For training-related visits, the goal is often to ensure that understanding is retained, not merely translated. A technical interpreter with field awareness can identify when participants have heard the words but not grasped the process. That distinction matters when a site is onboarding new staff, introducing equipment or validating competence.
What to expect from a serious provider
A credible provider does not treat a plant visit as a generic diary booking. They ask what type of site is involved, who will attend, what languages are required, what the visit aims to achieve and which technical areas are likely to come up. They also want to know whether there will be safety induction, confidential discussion, document handling, machinery demonstration or follow-up meetings.
Preparation is not a formality. It is where much of the risk reduction happens. The interpreter should be briefed on the facility, the process, the expected route, the participants and any known terminology issues. If acronyms, internal product names or project-specific wording are likely to come up, these should be shared in advance. The better the brief, the less room there is for guesswork on site.
This is particularly important in Hungary, where international teams often bring English or German into highly specialised industrial settings. A provider with nationwide coverage and experience in technical assignments can support plant visits more effectively because they understand that logistics, site discipline and industry fit all affect the final result. BeneDictum Kft. works precisely in that space, where the interpreter is expected to protect accuracy under real operational pressure.
The hidden cost of getting it wrong
The price of poor interpretation is rarely limited to the assignment fee. It shows up later as delayed decisions, failed audits, repeated site visits, strained supplier relationships, retraining, contractual friction or avoidable safety exposure. In high-value industrial projects, that chain reaction can be far more expensive than securing the right interpreter in the first place.
There is also a reputational dimension. A poorly interpreted visit makes a site appear less controlled than it really is. Visitors may leave doubting the competence of the team when the real issue was simply language transfer.

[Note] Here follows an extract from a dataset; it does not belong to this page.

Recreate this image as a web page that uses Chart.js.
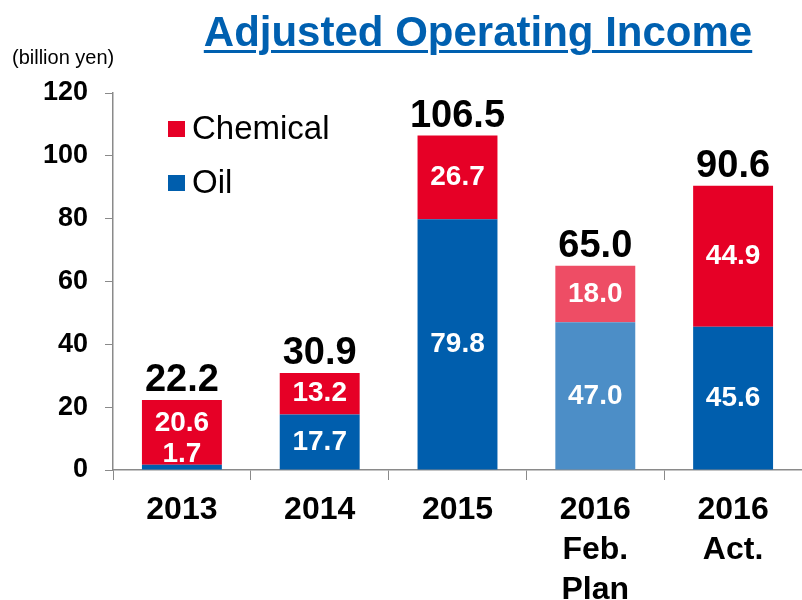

Equally, a weak explanation can create false confidence, which is even more dangerous when commercial or operational decisions follow.
A strong plant visit interpreter service protects both sides of the conversation. It helps the host explain the site accurately, and it helps the visitor ask sharper questions and understand the answers properly. That is not an administrative convenience. It is part of responsible project execution.
Choosing the right support for your next visit
If your upcoming visit involves live operations, technical scrutiny or any form of safety-critical discussion, treat interpreting as part of the visit plan, not an afterthought. Ask whether the interpreter has worked in comparable environments. Ask how they prepare. Ask how they handle unclear terminology on site. Those questions tell you quickly whether you are buying language support or operational protection.
In industrial settings, clarity is never a nice-to-have. It affects safety, trust, compliance and decision quality all at once. The right interpreter does more than translate what is said. They help make sure the visit achieves what it was meant to achieve, with fewer misunderstandings to fix after everyone has gone home.